__Exercise__.
It is required that the lines from the top of the listing through the line with "plt.rcParams['font.family'] = ['Lato', 'DejaVu" be reproduced exactly, excluding pictures.

====== Data lines

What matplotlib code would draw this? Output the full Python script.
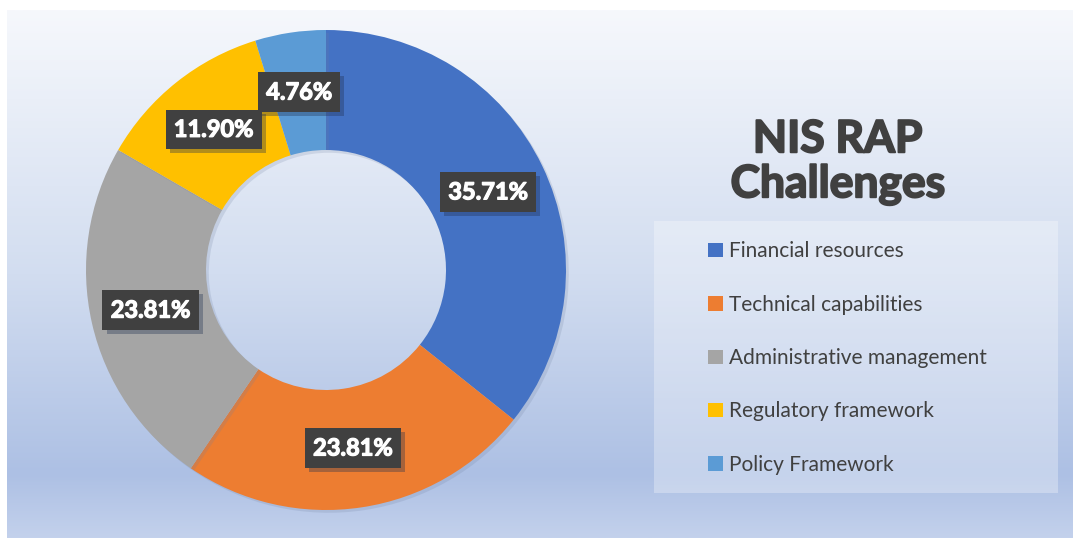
import numpy as np
import matplotlib
matplotlib.use("Agg")
import matplotlib.pyplot as plt
from matplotlib.patches import Rectangle, Patch
import matplotlib.patheffects as pe
from matplotlib.colors import LinearSegmentedColormap

plt.rcParams['font.family'] = ['Lato', 'DejaVu Sans']

# data
categories = ["Financial resources", "Technical capabilities", "Administrative management",
              "Regulatory framework", "Policy Framework"]
shares = [35.71, 23.81, 23.81, 11.90, 4.76]
colors = ["#4472C4", "#ED7D31", "#A5A5A5", "#FFC000", "#5B9BD5"]
title = "NIS RAP\nChallenges"

W, H = 1073, 538
fig = plt.figure(figsize=(W / 100, H / 100), dpi=100)
fig.patch.set_facecolor("white")

# background panel with vertical gradient
bg = fig.add_axes([7 / W, 0, 1 - 7 / W, (H - 10) / H])
bg.set_axis_off()
grad = LinearSegmentedColormap.from_list(
    "bg", [(0.0, "#c3d1ec"), (0.12, "#adc0e4"), (0.5, "#d2ddf0"), (1.0, "#f6f8fc")])
bg.imshow(np.linspace(0, 1, 256).reshape(-1, 1), cmap=grad, aspect="auto",
          origin="lower", extent=[0, 1, 0, 1])
bg.set_xlim(0, 1)
bg.set_ylim(0, 1)

# donut
cx, cy, r = 326, 270, 240
ax = fig.add_axes([(cx - r) / W, (H - cy - r) / H, 2 * r / W, 2 * r / H])
ax.set_axis_off()
wedges, _ = ax.pie(shares, colors=colors, startangle=90, counterclock=False, radius=1,
                   wedgeprops=dict(width=0.5, linewidth=0))
for w in wedges:
    w.set_path_effects([pe.SimplePatchShadow(offset=(2, -2), shadow_rgbFace="#7080a0", alpha=0.2),
                        pe.Normal()])
ax.set_xlim(-1, 1)
ax.set_ylim(-1, 1)
ax.set_aspect("equal")

start = 90.0
for val in shares:
    mid = np.deg2rad(start - val * 3.6 / 2)
    start -= val * 3.6
    t = ax.text(0.75 * np.cos(mid), 0.75 * np.sin(mid), f"{val:.2f}%", ha="center", va="center",
                fontsize=17, fontweight="bold", color="white",
                path_effects=[pe.withStroke(linewidth=0.9, foreground="white")],
                bbox=dict(boxstyle="square,pad=0.35", facecolor="#404040", edgecolor="none"))
    t.get_bbox_patch().set_path_effects([
        pe.SimplePatchShadow(offset=(3, -3), shadow_rgbFace="#203050", alpha=0.35), pe.Normal()])

# title
fig.text(838 / W, 1 - 162 / H, title, ha="center", va="center", fontsize=32,
         fontweight="bold", color="#404040", linespacing=1.15,
         path_effects=[pe.withStroke(linewidth=1.4, foreground="#404040")])

# legend
fig.add_artist(Rectangle((654 / W, 1 - 493 / H), (1058 - 654) / W, (493 - 221) / H,
                         transform=fig.transFigure, facecolor="white", alpha=0.3,
                         edgecolor="none"))
handles = [Patch(facecolor=c, edgecolor="none") for c in colors]
leg = fig.legend(handles, categories, loc="upper left", bbox_to_anchor=(698 / W, 1 - 231 / H),
                 frameon=False, fontsize=15, labelspacing=1.6, handlelength=0.7,
                 handleheight=0.7, handletextpad=0.3, borderpad=0)
for txt in leg.get_texts():
    txt.set_color("#404040")

fig.savefig("out.png", dpi=100)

============

__Result__.
What matplotlib code would draw this? Output the full Python script.
import numpy as np
import matplotlib
matplotlib.use("Agg")
import matplotlib.pyplot as plt
from matplotlib.patches import Rectangle, Patch
import matplotlib.patheffects as pe
from matplotlib.colors import LinearSegmentedColormap

plt.rcParams['font.family'] = ['Lato', 'DejaVu Sans']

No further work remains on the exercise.